The young man had apparently run into the police commander by chance in a London Iranian restaurant and had used the opportunity to take Dizaei to task for not paying him for work he had carried out for him. Not liking what he had heard, Dizaei had arrested the young man, claiming that he had been assaulted by him.

After the Crown Prosecution Service had the examined the matter and decided there was no case against the young man, he had gone on the offensive by accusing the police commander of assault, threatening behaviour, and of abusing his police powers in wrongfully arresting him.

At that point, the complaint was taken up by the Metropolitan Police Authority which initiated an Independent Police Complaints Commission investigation of the matter in September 2008, during which time Dizaei was put under suspension from duty. It was that investigation which was to lead to the criminal charges against Dizaei.

At the time, Dizaei was President of the National Black Police Association, a position  from which he stepped down in August 2009 after criminal charges were brought against him.

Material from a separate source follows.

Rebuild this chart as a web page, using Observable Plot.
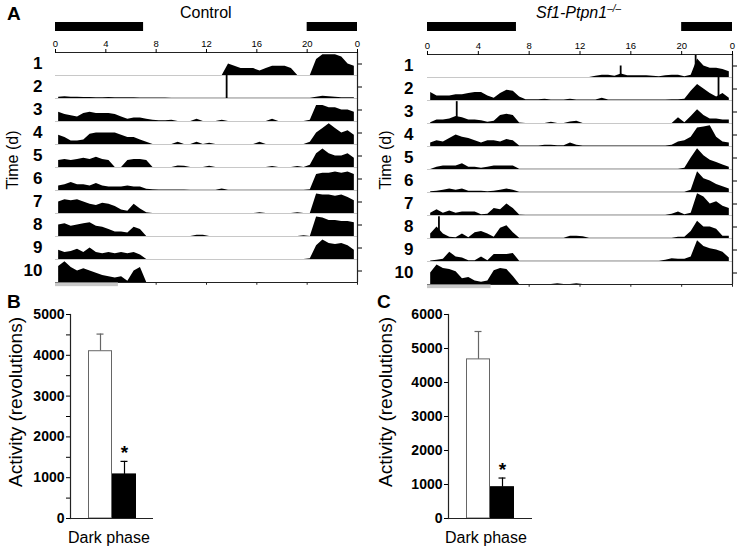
<!DOCTYPE html>
<html><head><meta charset="utf-8">
<script src="https://cdn.jsdelivr.net/npm/d3@7"></script>
<script src="https://cdn.jsdelivr.net/npm/@observablehq/plot@0.6"></script>
<style>
body{margin:0;background:#fff;}
#fig{position:relative;width:742px;height:550px;font-family:"Liberation Sans",Arial,Helvetica,sans-serif;color:#000;overflow:hidden;background:#fff}
.box{position:absolute;}
.lbl{position:absolute;white-space:nowrap;line-height:1}
.rot{transform:translate(-50%,-50%) rotate(-90deg);}
</style></head><body><div id="fig"></div>
<script>
// ---------- DATA ----------
// Actogram activity, half-hour bins (48 per day), height in tenths of a row
const BIN = 0.5;
const control = [
  [0,0,0,0,0,0,0,0,0,0, 0,0,0,0,0,0,0,0,0,0, 0,0,0,0,0,0,0,5,4,3, 3,3,2,3,4,4,4,3,0,0, 0,7,9,9,9,8,5,4],
  [0.5,0.8,0.5,0.5,0.4,0.4,0.3,0.3,0.4,0.3, 0.3,0.3,0.3,0.2,0.2,0.2,0.2,0.2,0.1,0.1, 0.1,0.1,0.1,0.1,0.1,0.1,0.1,0.1,0.1,0.1, 0.1,0.1,0.1,0.1,0.1,0.1,0.1,0.1,0.1,0.1, 0.1,0.5,1,0.8,0.5,0.3,0.3,0.3],
  [4,3,2.5,2,3.5,4,3.5,3.5,3.5,3, 2,1,1.5,1.5,1,0.5,0.3,0.3,0.5,0, 0,0,1,0,0,0,0.5,0,0,0, 0,0,0,0,1,0,0,0,0,0, 0.5,7,7,6,6,5,5,4],
  [4,3,1.5,1.5,2,4.5,5,5,5,5, 4,3,3,2,1,0,0,0,0,1, 0,0,1,0,0.5,0,0,0,0,0, 0,0,1,0,0,0,0,0,0,0, 1,5,7,9,7,5,6,4],
  [3,3.5,3,3.5,4,3.5,4.5,3.5,3,0, 0,3,3.5,3.5,3,0,0,0,0,0.7, 0.5,0,0,0,0.5,0,0,0,0,0, 0,0,0,0,0.4,0,0,0,0.4,0, 1,6,8,6,5,5,6,4],
  [2,2.5,3.5,2.5,2.5,2,3,2,1.5,1.5, 1.5,2,1.5,1.5,0.5,0.3,0.2,0.2,0.2,0.2, 0.2,0.1,0.1,0.1,0.1,0.1,0.6,0.1,0.1,0.1, 0.1,0.1,0.1,0.1,0.1,0.1,0.1,0.1,0.1,0.1, 0.3,7,7.5,7.5,8,7.5,8,7],
  [5,6,5.5,6,5,4,3.5,4.5,4,3, 1.5,1,4,2,0.3,0,0,0,0,0, 0,0,0,0,0,0,0,0,0,0, 0,0,0.3,0,0,0,0,0,0.3,0, 0,8.5,8,8,7.5,8,7,5.5],
  [5,5.5,4.5,5,5.5,6,4.5,4,3,2, 2,1.5,4,3,0,0,0,0,0,0, 0,0,0.5,0.5,0,0,0,0,0,0, 0,0,0,0,0,0,0,0,0,0.3, 0,8.5,8,7,7,6.5,6.5,6],
  [4,3,3.5,4.5,3,5,3,2.5,3,2.5, 3,2.5,3,2,0,0,0,0,0,0, 0,0,0,0,0,0,0,0,0,0, 0,0,0,0,0,0,0,0,0,0, 0.3,6,8.5,7,6.5,7,6,4],
  [7,9,6.5,5,6,5,4,3,2.5,2, 2.5,0.5,5,6.5,0,0,0,0,0,0, 0,0,0,0,0,0,0,0,0,0, 0,0,0,0,0,0,0,0,0,0, 0,0,0,0,0,0,0,0]
];
const knockout = [
  [0,0,0,0,0,0,0,0,0,0, 0,0,0,0,0,0,0,0,0,0, 0,0,0,0,0,0,0.5,1,1,0.5, 1.5,0.8,0.8,0.8,0.8,0.5,0.3,0.8,1,1, 0.3,1,8,5,4,4,3.5,2.5],
  [3.5,2,2,2,2.5,2.5,3,3.5,3.5,2, 1,3,4.5,4,1.5,0.3,0.3,0.3,0.5,0.2, 0.2,0.2,0.5,0.2,0.2,0.2,0.2,1,0.2,0.2, 0.2,0.2,0.2,0.2,0.2,0.2,0.2,0.2,0.3,0.3, 0.5,4,7,5,3,1.5,3,1],
  [0.3,1.5,1.5,2,3,2.5,1.5,1.5,1.2,0.5, 1,3.5,4,3.5,0.2,0,0,0,0,0.5, 0,0,0.6,1,0,0,0,0,0,0, 0,0,0,0,0,0,0,0,0,2.5, 0.3,3,6,3.5,2,2,1.5,1.5],
  [1.5,2.5,2,3.5,5,4,3.5,2.5,1.5,2.5, 2.5,2,3,2.5,0.2,0.2,0.2,0.2,0.5,0.5, 0.3,0.3,1.5,0.5,0.2,0.2,0.2,0.2,0.2,0.2, 0.2,0.2,0.2,0.2,0.2,0.2,0.2,0.2,0.5,2, 2.5,4,8,8.5,9,4,2,1.5],
  [0,1,1.5,1.5,1.5,2.5,1,1,0.5,1, 1.5,1.5,1.5,1.5,0.1,0.1,0.1,0.1,0.1,0.1, 0.1,0.1,0.1,0.1,0.1,0.1,0.1,0.1,0.1,0.1, 0.1,0.1,0.1,0.1,0.1,0.1,0.1,0.1,0.1,0.1, 0.5,5,9,6,4,3,2,1],
  [0.3,0.5,1,1.5,1,1.5,0.5,0.5,0.5,0.3, 0.5,1,1.5,1,0.1,0.1,0.1,0.1,0.1,0.1, 0.1,0.1,0.1,0.1,0.1,0.1,0.1,0.1,0.1,0.1, 0.1,0.1,0.1,0.1,0.1,0.1,0.1,0.1,0.1,0.1, 0.1,1,9,6,5,3.5,2.5,1.5],
  [1,2.5,1,2,1,1.5,1.5,1.5,0.3,0.5, 3,2.5,5,3,0.2,0.1,0.1,0.1,0.1,0.1, 0.1,0.1,0.1,0.1,0.1,0.1,0.1,0.1,0.1,0.1, 0.1,0.1,0.1,0.1,0.1,0.1,0.1,0.1,0.5,1.5, 0.3,1,9.5,8,5,6,4,3],
  [2,5,2,0.5,0.3,2,0.3,2.5,3,2, 0.5,4.5,5.5,2.5,0.1,0.1,0.1,0.1,0.1,0.1, 0.1,0.1,1,1,0.8,0.1,0.1,0.1,0.1,0.1, 0.1,0.1,0.1,0.1,0.1,0.1,0.1,0.1,0.1,0.5, 0.5,3,7.5,5,5,4,1,1],
  [0.2,0.5,1,4,2,1.5,0.3,0.3,2,0.3, 3,3,3,3.5,0.1,0.1,0.1,0.1,0.1,0.1, 0.1,0.1,0.1,0.1,0.1,0.1,0.1,0.1,0.1,0.1, 0.1,0.1,0.1,0.1,0.1,0.1,0.1,0.5,1.2,1, 1,2,9,6.5,5.5,5,4,1.5],
  [5,8.5,7,6.5,5.5,2.5,3,1.5,1,1.5, 6,7,6.5,3.5,0,0,0,0,0,0, 0.3,0,0,0.3,0,0,0,0,0,0, 0,0,0,0,0,0,0,0,0,0, 0,0,0,0,0,0,0,0]
];
// narrow, tall activity spikes: day, hour, height
const controlSpikes = [{day: 2, h: 13.6, v: 10}];
const knockoutSpikes = [
  {day: 1, h: 15.2, v: 5}, {day: 2, h: 22.9, v: 10}, {day: 3, h: 2.3, v: 9.5},
  {day: 8, h: 0.9, v: 9.5}, {day: 1, h: 21.1, v: 9.7}
];
const hourTicks = [0, 4, 8, 12, 16, 20, 24];
const darkBars = [{start: 0, end: 7}, {start: 20, end: 24}];
const bottomBar = [{start: 0, end: 5}];

// Dark-phase wheel activity (mean, SEM)
const groups = ["Control", "Sf1-Ptpn1-/-"];
const activityB = [4100, 1080];
const semB = [420, 320];
const activityC = [4680, 920];
const semC = [820, 270];
const significant = [false, true];
const ticksB = [0, 1000, 2000, 3000, 4000, 5000];
const minorB = [500, 1500, 2500, 3500, 4500];
const ticksC = [0, 1000, 2000, 3000, 4000, 5000, 6000];

// ---------- DRAW ----------
const fig = document.getElementById("fig");
const FONT = '"Liberation Sans", Arial, Helvetica, sans-serif';
const NARROW = '"Liberation Sans Narrow", "Liberation Sans", Arial, sans-serif';

function place(node, left, top) {
  const d = document.createElement("div");
  d.className = "box";
  d.style.left = left + "px";
  d.style.top = top + "px";
  d.appendChild(node);
  fig.appendChild(d);
}
function label(html, css) {
  const d = document.createElement("div");
  d.className = "lbl";
  d.innerHTML = html;
  Object.assign(d.style, css);
  fig.appendChild(d);
  return d;
}

function actogram(days, spikes, o) {
  const data = days.flatMap((vals, d) => vals.map((v, i) => ({day: d + 1, h: (i + 0.5) * BIN, v})));
  const ids = days.map((_, i) => i + 1);
  const last = ids[ids.length - 1];
  return Plot.plot({
    width: o.width, height: o.height,
    marginLeft: o.ml, marginRight: o.mr, marginTop: o.mt, marginBottom: o.mb,
    style: {fontFamily: FONT, background: "transparent", overflow: "visible"},
    x: {domain: [0, 24]},
    y: {domain: [0, 10], axis: null},
    fy: {domain: ids, padding: 0},
    marks: [
      Plot.ruleY([0], {stroke: "#c8c8c8", strokeWidth: 1}),
      Plot.areaY(data, {x: "h", y: "v", fy: "day", fill: "black", curve: "linear"}),
      Plot.ruleX(spikes, {x: "h", y1: 0, y2: "v", fy: "day", stroke: "black", strokeWidth: 1.8}),
      Plot.ruleY([10], {fy: [1], stroke: "#222", strokeWidth: 1.2}),
      Plot.ruleY([0], {fy: [last], stroke: "#222", strokeWidth: 1}),
      Plot.ruleX([24], {stroke: "#222", strokeWidth: 1.2}),
      Plot.ruleX(hourTicks, {x: d => d, y1: -1.2, y2: 0, fy: hourTicks.map(() => last), stroke: "#222"}),
      Plot.rect(bottomBar, {x1: "start", x2: "end", y1: () => -1.8, y2: () => -0.2, fy: bottomBar.map(() => last), fill: "#c8c8c8"}),
      Plot.axisX({anchor: "top", ticks: hourTicks, tickFormat: d => String(d % 24), tickSize: 4, tickPadding: 2, fontSize: 9.5, label: null}),
      Plot.axisFy({anchor: "left", tickSize: 0, tickPadding: o.lp, fontSize: 17, fontWeight: "bold", fontFamily: NARROW, label: null}),
      Plot.axisFy({anchor: "right", tickSize: 4, tickFormat: () => "", label: null})
    ]
  });
}
function ldBars(o) {
  return Plot.plot({
    width: o.width, height: 9,
    marginLeft: o.ml, marginRight: o.mr, marginTop: 0, marginBottom: 0,
    style: {background: "transparent"},
    x: {domain: [0, 24], axis: null},
    marks: [Plot.rect(darkBars, {x1: "start", x2: "end", fill: "black"})]
  });
}
function barPanel(values, sems, o) {
  const data = groups.map((g, i) => ({group: g, mean: values[i], sem: sems[i], hi: values[i] + sems[i], sig: significant[i],
    fill: i === 0 ? "white" : "black", edge: i === 0 ? "#666" : "black"}));
  const marks = [
    Plot.ruleX(data, {x: "group", y1: "mean", y2: "hi", stroke: "edge", strokeWidth: 1.2}),
    Plot.tickY(data, {x: "group", y: "hi", stroke: "edge", insetLeft: 8.5, insetRight: 8.5, strokeWidth: 1.2}),
    Plot.barY(data, {x: "group", y: "mean", fill: "fill", stroke: "edge", strokeWidth: 1, insetLeft: 0.5, insetRight: 0.5}),
    Plot.text(data.filter(d => d.sig), {x: "group", y: "hi", text: () => "*", dy: -8, fontSize: 19, fontWeight: "bold"}),
    Plot.ruleY([0], {stroke: "#222", strokeWidth: 1.2}),
    Plot.frame({anchor: "left", stroke: "#222", strokeWidth: 1.2}),
    Plot.axisY({ticks: o.ticks, tickFormat: d => String(d), tickSize: 4, tickPadding: 2, fontSize: 14, fontWeight: "bold", label: null})
  ];
  if (o.minor) marks.push(Plot.axisY({ticks: o.minor, tickSize: 4, tickFormat: () => "", label: null}));
  return Plot.plot({
    width: o.width, height: o.height,
    marginLeft: o.ml, marginRight: o.mr, marginTop: o.mt, marginBottom: o.mb,
    style: {fontFamily: FONT, background: "transparent", overflow: "visible"},
    x: {domain: groups, range: o.range, padding: 0, axis: null},
    y: {domain: [0, o.ymax]},
    color: {type: "identity"},
    marks
  });
}

// Panel A
place(ldBars({width: 370, ml: 55, mr: 13}), 0, 22);
place(actogram(control, controlSpikes, {width: 370, height: 295, ml: 55, mr: 13, mt: 52, mb: 13, lp: 13}), 0, 0);
place(ldBars({width: 372, ml: 57, mr: 10}), 370, 22);
place(actogram(knockout, knockoutSpikes, {width: 372, height: 295, ml: 57, mr: 10, mt: 52, mb: 10, lp: 14}), 370, 0);

// Panels B, C
place(barPanel(activityB, semB, {width: 160, height: 235, ml: 70, mr: 7, mt: 19, mb: 12, range: [88, 136], ymax: 5000, ticks: ticksB, minor: minorB}), 0, 295);
place(barPanel(activityC, semC, {width: 170, height: 235, ml: 78, mr: 8, mt: 19, mb: 12, range: [96, 144], ymax: 6000, ticks: ticksC}), 370, 295);

// Text
label("A", {left: "7px", top: "4px", fontSize: "19px", fontWeight: "bold"});
label("Control", {left: "180px", top: "4.5px", fontSize: "16px"});
label('<i>Sf1-Ptpn1</i><i style="font-size:10px;position:relative;top:-6px">–/–</i>', {left: "536px", top: "4.5px", fontSize: "16px"});
label("Time (d)", {left: "13px", top: "160px", fontSize: "16px"}).classList.add("rot");
label("Time (d)", {left: "386px", top: "160px", fontSize: "16px"}).classList.add("rot");
label("B", {left: "7px", top: "292px", fontSize: "19px", fontWeight: "bold"});
label("C", {left: "377px", top: "292px", fontSize: "19px", fontWeight: "bold"});
label("Activity (revolutions)", {left: "15px", top: "402px", fontSize: "19px"}).classList.add("rot");
label("Activity (revolutions)", {left: "385px", top: "402px", fontSize: "19px"}).classList.add("rot");
label("Dark phase", {left: "68px", top: "530px", fontSize: "16px"});
label("Dark phase", {left: "445px", top: "530px", fontSize: "16px"});
</script></body></html>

At the earlier time of his suspension, chairman of the Metropolitan Black Police Association Arthur John had gone to the aid of his colleague by reportedly declaring:

‘We support Ali (Dizaei) 100 per cent and we are confident that these claims will turn out to be nothing. This disproportionate treatment flies in the face of the diverse communities in which we serve and we no longer possess any confidence in the leadership of the Metropolitan Police or MPA.’

After yesterday’s verdict, I for one no longer have any confidence in Mr John’s judgment. Nor do I have any confidence in the need for a pressure group like his or that of which Dizaei was  then president, the lack of whose proper accounts was the subject of a very astringent report published last year and which resulted in Home Office grants being withdrawn from it.

We owe the creation of these demonstrably very fallible bodies to Jack Straw during his time as Home Secretary.

They were created in the wake of the Macpherson Report into the Steven Lawrence murder and its police investigation, which had accused the Metropolitan Police of ‘institutional racism’. Running scared at the time, these bodies were set up to placate various constituencies and show that Macpherson’s charge against the police was being addressed.

We should remind ourselves of how Macpherson defined the term ‘institutional racism’—namely, as ‘the collective failure of an organisation to provide an appropriate professional service to people because of their colour, culture or ethnic origin’.

Londoners and others are now arguably failing to be supplied with an appropriate professional police service on account of the existence of such pressure groups as the National Black Police Officers Association.

It is time they were seen for what they truly are— themselves manifestations of institutional racism   — and discontinued.

For too long they have been able to abuse due process and waste public money by playing the race card.

Along with Dizaei, they should be sent packing from the police force.

Whatever conceivable use they may once have been, they now only get in the way of proper policing.